The season will also include a revival of Bernard Pomerance's 1979 hit The Elephant Man, about the grotesquely deformed Victorian, John Merrick, who learned to find beauty in the world. Robin Phillips will direct.


What's the point? Can't I get the John Hurt DVD? Is someone going to do something better than that?

Fiona Reid will star in The Clean House, Sarah Ruhl's Pulitzer Prize-nominated play about the complex dynamic between a Brazilian housekeeper and her employers.


Fiona Reid - yes we will buy tickets for that.

Ending the season will be the strangest show of the lot: the stage adaptation of Stephen King's Misery.


Good heavens. I did not like the movie (nor have I liked a single Stephen King movie after "Carrie" and I worry that I liked it.)

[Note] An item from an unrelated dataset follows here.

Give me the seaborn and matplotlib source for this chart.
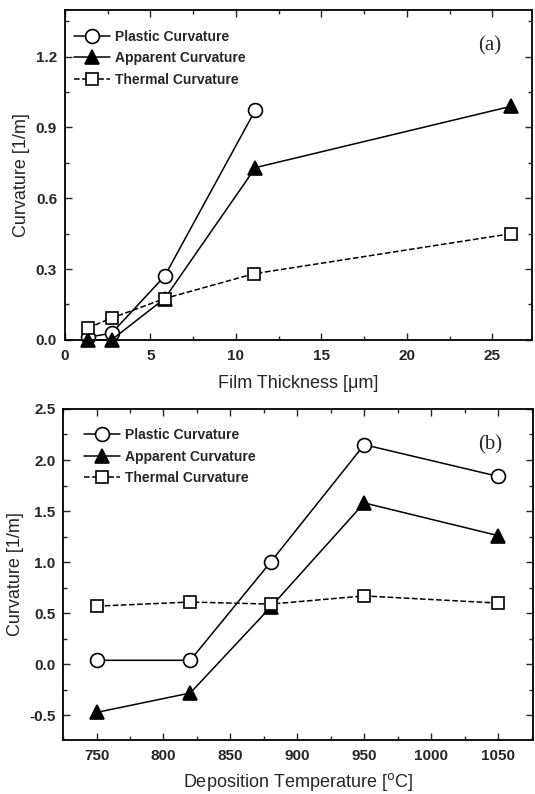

Bragg admits the only reason the show is on his schedule is "to play the Nicola Cavendish card," since the popular Canadian actor will be playing the psychotic "No. 1 Fan" whose devotion to an author proves murderous.


Man this depresses me. My readers will know that he played the Nicola Cavendish card this year too, and, while I liked her, the show in question was the one that has triggered all my thinking about subscribing to next year's season.

Martin McDonagh's bleak story of childhood nightmares and totalitarian torture, The Pillowman, will begin the season in a co-production with BirdLand Theatre, with David Ferry directing.


We'll see. Might be good.

Then comes the Canadian premiere of Judith Thompson's three-part exploration of the war in Iraq, The Palace of the End, which has previously been seen at the Edinburgh Festival and in Florence.


Mind not closed but it sounds unlikely to be something we will have time for.

as is Colleen Murphy's The December Man, a chilling look back at the events of Dec. 6, 1989, when Marc Lepine massacred 14 female students in Montreal.


My immediate gut reaction was "No way" but having read some reviews of earlier productions I would say "Maybe".

"I've put together a season I believe in," Bragg says.

Now all he can do is wait and see if the theatregoers of Toronto agree.


I have a LOT of respect for the work Bragg has done over the past few years. By dint of subscribing, we have seen many plays we would not have seen that were utterly wonderful (Caryl Churchill's totally surprising 'A Number' stands out big time). My gut feel today is we will, for the first time in many years, be falling back onto single tickets. Sad in a way - as I commented to my wife today, we would not have gone to see 'Lucy' on a single ticket basis, and I still think it was pretty good. Still just too much bad feeling from the really bad shows in the last two years.

3 Comments:

At 7:39 PM, Blogger rondi adamson said...

I enjoyed Little Shop of Horrors when I saw it. And I liked the movie version of Stephen King's Delores Claiborne.
I think December Man has potential to be putrid...but I could be so wrong on that.

 
At 8:10 PM, Blogger Alan Adamson said...

That might make a case for us getting a joint season's ticket.
I am old enough that what might seem like prejudices are no longer that - it is not as if I have not tried to watch the movie of 'Misery', and poor Bragg exposed that he was making it is his Nicola Cavendish moment. That moment, this year, through no fault of hers, still leaves a bad taste in my mouth.

 
At 9:04 AM, Blogger rondi adamson said...

Actually, I did not like Misery. I thought Delores Claiborne had some depth. Misery was just pointless horror.